(BROOKLYN, N.Y.) — It was a blustery, grey Saturday afternoon at the Prospect Park farmers market as Grace Galanti started taking inventory of her products. The market was coming to a close and she had started packing up her booth. The banner tied to the back of the pop-up tent caught the breeze and threatened to take the tent, and Galalnti’s products, tumbling down Flatbush Avenue.
Galanti is the owner of a small business, Furnace Creek Farm, in Oley Valley, Pennsylvania. But running a farm and small business wasn’t originally her plan.
Galanti received her Bachelor of Science degree in herbal sciences from Bastyr University. She had planned on following the practitioner route and becoming a doctor of naturopathic medicine, but having a son by then, she decided to go down a more family-oriented route, she said.

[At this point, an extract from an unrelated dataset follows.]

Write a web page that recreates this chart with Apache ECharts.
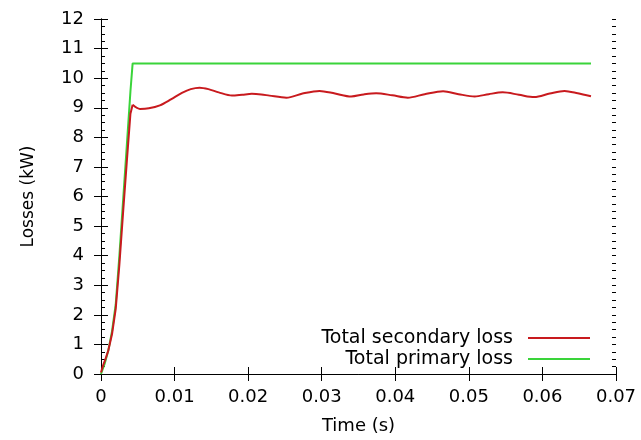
<!DOCTYPE html>
<html>
<head>
<meta charset="utf-8">
<script src="https://cdn.jsdelivr.net/npm/echarts@6/dist/echarts.min.js"></script>
<style>html,body{margin:0;padding:0;background:#fff;overflow:hidden;}#c{width:641px;height:440px;}</style>
</head>
<body>
<div id="c"></div>
<script>
// Time (s) and losses (kW)
const secondaryRiseTime = [0, 0.0003, 0.0006, 0.001, 0.0015, 0.002, 0.0025, 0.003, 0.0035, 0.004, 0.0043];
const secondaryRiseLoss = [0.05, 0.3, 0.5, 0.8, 1.35, 2.2, 3.7, 5.45, 7.15, 8.8, 9.1];
const secondaryTime = [0.0043, 0.0053, 0.0065, 0.008, 0.0095, 0.011, 0.0122, 0.0134, 0.0146, 0.016, 0.0178, 0.0192, 0.0205, 0.0218, 0.0229, 0.0252, 0.0274, 0.0297, 0.0318, 0.034, 0.0357, 0.0374, 0.0396, 0.0417, 0.044, 0.0465, 0.0486, 0.0508, 0.0527, 0.0546, 0.0568, 0.0589, 0.061, 0.063, 0.0648, 0.0666];
const secondaryLoss = [9.1, 8.96, 8.98, 9.08, 9.28, 9.5, 9.63, 9.68, 9.63, 9.52, 9.41, 9.44, 9.47, 9.45, 9.41, 9.34, 9.48, 9.57, 9.48, 9.38, 9.45, 9.49, 9.42, 9.34, 9.46, 9.56, 9.46, 9.38, 9.46, 9.52, 9.44, 9.36, 9.48, 9.57, 9.49, 9.39];
const primaryTime = [0, 0.0005, 0.001, 0.0015, 0.002, 0.0025, 0.003, 0.0035, 0.004, 0.0043, 0.0666];
const primaryLoss = [0, 0.35, 0.8, 1.45, 2.35, 4.0, 5.85, 7.7, 9.55, 10.5, 10.5];
const seriesNames = ['Total secondary loss', 'Total primary loss'];
const xTicks = [0, 0.01, 0.02, 0.03, 0.04, 0.05, 0.06, 0.07];
const yTicks = [0, 1, 2, 3, 4, 5, 6, 7, 8, 9, 10, 11, 12];

const FONT = 'DejaVu Sans';
const RED = '#c81a1e', GREEN = '#3ad43a';
const pair = (xs, ys) => xs.map((x, i) => [x, ys[i]]);
const chart = echarts.init(document.getElementById('c'), null, {renderer: 'canvas', width: 641, height: 440});
const axisLine = {show: true, lineStyle: {color: '#000', width: 1}};
const noLine = {show: false};
const xFmt = v => (Math.abs(v) < 1e-9 ? '0' : v.toFixed(2));
const xMin = xTicks[0], xMax = xTicks[xTicks.length - 1];
const yMin = yTicks[0], yMax = yTicks[yTicks.length - 1];
const tick = len => ({show: true, inside: true, length: len, lineStyle: {color: '#000', width: 1}});

const legendItem = (name, top) => ({
  data: [name], orient: 'vertical', align: 'right', right: 51, top: top, padding: 0,
  icon: 'rect', itemWidth: 62, itemHeight: 2,
  textStyle: {fontFamily: FONT, fontSize: 19, color: '#000', lineHeight: 20, padding: [0, 10, 0, 0]}
});

chart.setOption({
  animation: false,
  backgroundColor: '#fff',
  textStyle: {fontFamily: FONT},
  grid: {left: 101, width: 515, top: 19, height: 357, containLabel: false},
  legend: [legendItem(seriesNames[0], 328), legendItem(seriesNames[1], 349)],
  xAxis: [
    {type: 'value', min: xMin, max: xMax, interval: 0.01,
     name: 'Time (s)', nameLocation: 'middle', nameGap: 43,
     nameTextStyle: {fontFamily: FONT, fontSize: 18, color: '#000'},
     axisLine: axisLine, axisTick: tick(7),
     axisLabel: {formatter: xFmt, fontFamily: FONT, fontSize: 18, color: '#000', margin: 14},
     splitLine: {show: false}},
    {type: 'value', position: 'top', min: xMin, max: xMax, interval: 0.01,
     axisLine: axisLine, axisTick: tick(7),
     axisLabel: {show: false}, splitLine: {show: false}}
  ],
  yAxis: [
    {type: 'value', min: yMin, max: yMax, interval: 1,
     name: 'Losses (kW)', nameLocation: 'middle', nameGap: 64,
     nameTextStyle: {fontFamily: FONT, fontSize: 17, color: '#000'},
     axisLine: axisLine, axisTick: tick(7),
     axisLabel: {fontFamily: FONT, fontSize: 18, color: '#000', margin: 17},
     splitLine: {show: false}},
    {type: 'value', position: 'right', min: yMin, max: yMax, interval: 1,
     axisLine: axisLine, axisTick: tick(7),
     axisLabel: {show: false}, splitLine: {show: false}},
    {type: 'value', position: 'left', min: yMin, max: yMax, interval: 0.25,
     axisLine: noLine, axisTick: tick(4),
     axisLabel: {show: false}, splitLine: {show: false}},
    {type: 'value', position: 'right', min: yMin, max: yMax, interval: 0.25,
     axisLine: noLine, axisTick: tick(4),
     axisLabel: {show: false}, splitLine: {show: false}}
  ],
  series: [
    {name: seriesNames[0], type: 'line', data: pair(secondaryRiseTime, secondaryRiseLoss), showSymbol: false,
     lineStyle: {color: RED, width: 2}, itemStyle: {color: RED}, z: 3},
    {name: seriesNames[0], type: 'line', data: pair(secondaryTime, secondaryLoss), showSymbol: false,
     smooth: 0.3, lineStyle: {color: RED, width: 2}, itemStyle: {color: RED}, z: 3},
    {name: seriesNames[1], type: 'line', data: pair(primaryTime, primaryLoss), showSymbol: false,
     lineStyle: {color: GREEN, width: 2}, itemStyle: {color: GREEN}, z: 2}
  ]
});
</script>
</body>
</html>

Having a farm and children would be the best way to start that route Galanti though. But, that isn’t what happened. “So I ended up getting divorced,” she said with a laugh, “that whole plan went out the window.”
She then thought to herself, “How am I going to support myself and my son and this property?”
“I just started growing things, making products, and going to my local farmer’s market,” she said. Galanti was able to combine her lifelong love for nature, knowledge of herbal sciences, and need to support her family into her small business. She used her experience in school to focus her business on environmentally friendly, hands-on practices and methods of production.
No chemicals are used in the growing or processing of Furnace Creek Farm’s products, all of which is done in-house according to Galanti. Once the herbs start growing, “we harvest it, bring it into the kitchen, and then we start preserving things, extracting into honey, vinegar, and alcohol,” said Galanti over car horns and someone playing the drums at the market.
Galanti will then take the extracted vinegars, honeys, and alcohols and mix them to make her products. Some of her more popular products are her line of Vitality Vinegars, which come in different flavors such as borage seed and flower, lemon basil, and tulsi. Other products, like candied elecampane and ashwagandha powder, are also available at her shop.
After Galanti’s products gained popularity at her local farmers market in Pennsylvania, she started to set up shop at Greenmarket in New York. Galanti loves working at farmers’ markets because of the personal connections she makes with customers on a daily basis.
“I’m really able to understand what people are looking for,” she said, “what they need, what their questions are, and then immediately respond to that.”
Understanding people is one of Grace’s “superpowers” according to farmworker Melanie Pomeratz. She said she loves working at Furnace Creek Farm because of the extraordinary people there.
Greenmarket Farmers Markets are run by Grow NYC, an organization aimed at improving the lives of New Yorkers through environmental programs. The Greenmarket Farmers Markets is one of four programs Grow NYC runs to bring the community closer to nature.
The COVID-19 pandemic hasn’t slowed Galanti’s business as much as it could have. Since Furnace Creek Farm’s products are already in closed containers no one has to touch them, “not like a tomato where everybody has to squeeze it.”
“COVID is incredibly awful, but we are constantly adapting and changing to keep our farms going,” Galanti said adding that the pandemic has increased how much people pay attention to their health.
“Our products are really in demand right now,” she said. “I think that there is a whole new level of awareness for what food and herbs can do.”